I don’t know whether or not this story has ever been published In the USSR, but I have been surprised to learn how much of my work has been printed in that country - all of it, unluckily, before the recognition by Russia of the Bonn Convention. Before this recognition Western authors were paid for their work, of course, but the moneys earned had to be spent in the Soviet Union. There were, as a matter of fact, loopholes - as there are in all laws. One prominent British writer, whose works sold very well in Russia, discovered that, legally speaking. Indonesia was somehow part of the Russian currency empire. (It was in the days when Russia was playing Big Brother to our northern neighbours.) Once a year he and his wife would blow the accumulated royalties on a holiday in Bali.

It was fairly recently, however, when I learnt personally of the fear that is always at the back of the minds of everbody in Russia engaged in literary enterprises, no matter how minor. It was when my Russian Faithful Reader (I may have more than one, but he’s the only one who writes to me) asked me if I would give him permission to translate one of the stories in THE HARD WAY UP for his university magazine. He also asked which one I would recommend.

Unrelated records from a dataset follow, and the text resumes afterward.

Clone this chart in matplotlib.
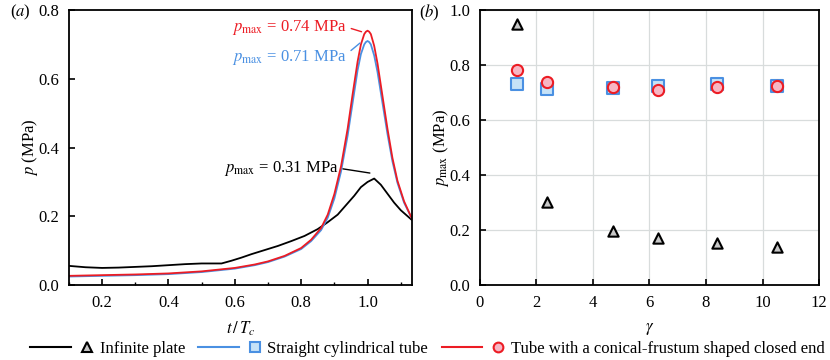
import matplotlib
matplotlib.use("Agg")
import matplotlib.pyplot as plt
from matplotlib.lines import Line2D
from matplotlib.legend_handler import HandlerBase
from matplotlib.ticker import MultipleLocator

plt.rcParams['font.family'] = ['Liberation Serif', 'DejaVu Serif']
plt.rcParams['mathtext.fontset'] = 'stix'
plt.rcParams['font.size'] = 12

# Panel (a): pressure history p(t / Tc)
t_plate = [0.10, 0.15, 0.20, 0.25, 0.30, 0.35, 0.40, 0.45, 0.50, 0.56, 0.59,
           0.62, 0.65, 0.69, 0.73, 0.77, 0.81, 0.85, 0.88, 0.91, 0.94, 0.96,
           0.98, 1.00, 1.02, 1.04, 1.06, 1.08, 1.10, 1.133]
p_plate = [0.056, 0.052, 0.050, 0.051, 0.053, 0.055, 0.058, 0.061, 0.063, 0.063,
           0.071, 0.080, 0.090, 0.102, 0.114, 0.128, 0.143, 0.163, 0.183, 0.205,
           0.238, 0.260, 0.285, 0.300, 0.310, 0.292, 0.266, 0.240, 0.218, 0.190]

t_tube = [0.10, 0.20, 0.30, 0.40, 0.50, 0.60, 0.66, 0.70, 0.75, 0.80, 0.83,
          0.86, 0.88, 0.90, 0.92, 0.94, 0.955, 0.97, 0.98, 0.99, 0.995, 1.00,
          1.005, 1.01, 1.02, 1.03, 1.045, 1.06, 1.075, 1.09, 1.11, 1.133]
p_straight = [0.025, 0.027, 0.029, 0.032, 0.038, 0.048, 0.058, 0.067, 0.083, 0.105,
              0.128, 0.160, 0.196, 0.252, 0.330, 0.435, 0.530, 0.625, 0.672, 0.700,
              0.707, 0.710, 0.707, 0.700, 0.668, 0.620, 0.530, 0.440, 0.360, 0.298,
              0.240, 0.195]
p_frustum = [0.027, 0.029, 0.031, 0.034, 0.040, 0.050, 0.060, 0.069, 0.085, 0.108,
             0.132, 0.166, 0.205, 0.265, 0.345, 0.455, 0.555, 0.650, 0.700, 0.730,
             0.737, 0.740, 0.737, 0.730, 0.696, 0.645, 0.550, 0.455, 0.370, 0.304,
             0.244, 0.195]

# Panel (b): peak pressure vs gamma
gamma = [1.3, 2.37, 4.72, 6.3, 8.4, 10.5]
pmax_plate = [0.951, 0.303, 0.196, 0.172, 0.154, 0.140]
pmax_straight = [0.733, 0.713, 0.716, 0.724, 0.731, 0.725]
pmax_frustum = [0.782, 0.737, 0.719, 0.710, 0.721, 0.725]

labels = ['Infinite plate', 'Straight cylindrical tube',
          'Tube with a conical-frustum shaped closed end']

BLACK = '#000000'
BLUE = '#4a90e2'
RED = '#ec1c24'
FILL_PLATE = '#c8c8c8'
FILL_STRAIGHT = '#c6e2f7'
FILL_FRUSTUM = '#f7b6c4'


class LineThenMarker(HandlerBase):
    """Legend handle: a short line, then the marker a bit to its right."""

    def create_artists(self, legend, orig_handle, xdescent, ydescent,
                       width, height, fontsize, trans):
        line, mk = orig_handle
        y = height / 2 - ydescent
        x0 = -xdescent
        seg = Line2D([x0, x0 + 0.66 * width], [y, y], color=line.get_color(),
                     lw=line.get_linewidth(), transform=trans)
        dot = Line2D([x0 + 0.92 * width], [y], ls='none', marker=mk.get_marker(),
                     markersize=mk.get_markersize(), mfc=mk.get_markerfacecolor(),
                     mec=mk.get_markeredgecolor(), mew=mk.get_markeredgewidth(),
                     transform=trans)
        return [seg, dot]


fig = plt.figure(figsize=(8.3, 3.6), dpi=100)
ax1 = fig.add_axes([0.083, 0.208, 0.413, 0.764])
ax2 = fig.add_axes([0.578, 0.208, 0.409, 0.764])

# ---- panel (a)
ax1.plot(t_plate, p_plate, color=BLACK, lw=1.3)
ax1.plot(t_tube, p_straight, color=BLUE, lw=1.3)
ax1.plot(t_tube, p_frustum, color=RED, lw=1.3)
ax1.set_xlim(0.1, 1.133)
ax1.set_ylim(0, 0.8)
ax1.xaxis.set_major_locator(MultipleLocator(0.2))
ax1.xaxis.set_minor_locator(MultipleLocator(0.1))
ax1.yaxis.set_major_locator(MultipleLocator(0.2))
ax1.set_xlabel(r'$t\,/\,T_c$', labelpad=6)
ax1.set_ylabel(r'$p$ (MPa)', labelpad=-1)

ax1.annotate(r'$p_{\mathrm{max}}$ = 0.74 MPa', xy=(0.982, 0.737), xytext=(0.593, 0.750),
             color=RED, va='center', ha='left',
             arrowprops=dict(arrowstyle='-', color=RED, lw=1.0, shrinkA=1, shrinkB=0,
                             relpos=(1.0, 0.5)))
ax1.annotate(r'$p_{\mathrm{max}}$ = 0.71 MPa', xy=(0.977, 0.704), xytext=(0.593, 0.662),
             color=BLUE, va='center', ha='left',
             arrowprops=dict(arrowstyle='-', color=BLUE, lw=1.0, shrinkA=1, shrinkB=0,
                             relpos=(1.0, 0.7)))
ax1.annotate(r'$p_{\mathrm{max}}$ = 0.31 MPa', xy=(1.007, 0.326), xytext=(0.568, 0.340),
             color=BLACK, va='center', ha='left',
             arrowprops=dict(arrowstyle='-', color=BLACK, lw=1.0, shrinkA=1, shrinkB=0,
                             relpos=(1.0, 0.5)))
fig.text(0.012, 0.965, r'($\it{a}$)', va='center')

# ---- panel (b)
ax2.grid(True, color='#d8dcdc', lw=0.9)
ax2.set_axisbelow(True)
ax2.scatter(gamma, pmax_plate, marker='^', s=55, facecolor=FILL_PLATE,
            edgecolor=BLACK, linewidth=1.5, zorder=3)
ax2.scatter(gamma, pmax_straight, marker='s', s=65, facecolor=FILL_STRAIGHT,
            edgecolor=BLUE, linewidth=1.5, zorder=3)
ax2.scatter(gamma, pmax_frustum, marker='o', s=65, facecolor=FILL_FRUSTUM,
            edgecolor=RED, linewidth=1.5, zorder=4)
ax2.set_xlim(0, 12)
ax2.set_ylim(0, 1.0)
ax2.xaxis.set_major_locator(MultipleLocator(2))
ax2.yaxis.set_major_locator(MultipleLocator(0.2))
ax2.set_xlabel(r'$\gamma$', labelpad=7)
ax2.set_ylabel(r'$p_{\mathrm{max}}$ (MPa)', labelpad=-1)
fig.text(0.505, 0.965, r'($\it{b}$)', va='center')

for ax in (ax1, ax2):
    ax.yaxis.set_major_formatter(plt.FormatStrFormatter('%.1f'))
    ax.tick_params(which='major', direction='in', length=4, width=1.2, labelsize=12, pad=7)
    ax.tick_params(which='minor', direction='in', length=2, width=1.0)
    for sp in ax.spines.values():
        sp.set_linewidth(1.3)
ax2.xaxis.set_major_formatter(plt.FormatStrFormatter('%d'))

# ---- legend
handles = [
    (Line2D([], [], color=BLACK, lw=1.5),
     Line2D([], [], marker='^', markersize=7, mfc=FILL_PLATE, mec=BLACK, mew=1.5)),
    (Line2D([], [], color=BLUE, lw=1.5),
     Line2D([], [], marker='s', markersize=7, mfc=FILL_STRAIGHT, mec=BLUE, mew=1.5)),
    (Line2D([], [], color=RED, lw=1.5),
     Line2D([], [], marker='o', markersize=7, mfc=FILL_FRUSTUM, mec=RED, mew=1.5)),
]
fig.legend(handles, labels, loc='center', bbox_to_anchor=(0.515, 0.03), ncol=3,
           frameon=False, fontsize=12, handlelength=3.7, handletextpad=0.45,
           columnspacing=0.8, borderpad=0,
           handler_map={tuple: LineThenMarker()})

fig.savefig('out.png', dpi=100)
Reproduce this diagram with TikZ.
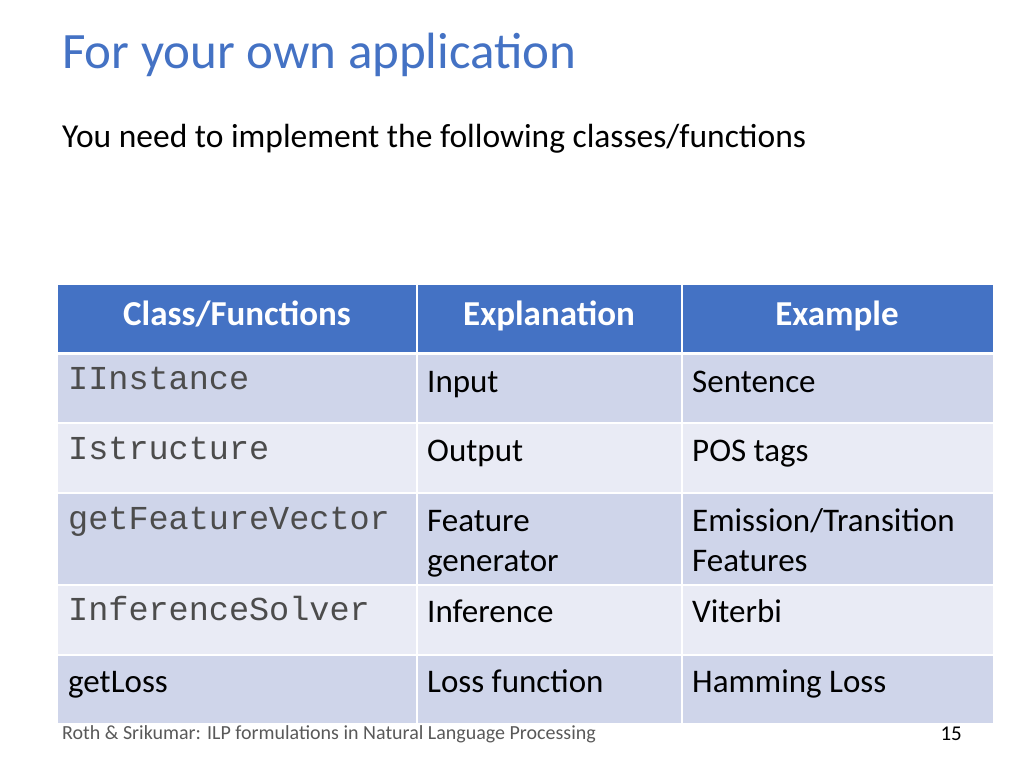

My choice was ‘The Tin Messiah’ (also published in Galaxy as ‘The Soul Machine’). You may recall the thing. In it the young Grimes, captain of the Survey Service’s courier ‘Adder’, has as a passenger a humanoid robot, a Mr Adam, who (or which) has been manufactured by the Federation for the sole purpose of stirring up revolt among the robots on a planet that happens to be in the Federation’s bad books. At one stage of the story Grimes wonders if the driver of the train which brought Lenin, in the famous sealed carriage, to the Finland station ever foresaw the consequences of merely taking a passenger from point A to point B. The question was raised very briefly, in just one short paragraph.

And it scared my penfriend. He said, frankly, that he didn’t like to think of the consequences to him if he used that story, even though in it I had said nothing at all unkind about the Little Red Father. He translated instead ‘With Good Intentions’, the first story in the collection.

Funnily enough I had that same story, ‘The Tin Messiah’, knocked back in this country. It was when Angus & Robertson were collecting the material for their third anthology of Australian science fiction. They turned down ‘The Tin Messiah’ and took instead ‘The Mountain Movers’.

Mention Lenin and you don’t sell in Russia. Mention Ayers Rock, and you sell in Australia. I think I prefer our way of doing things.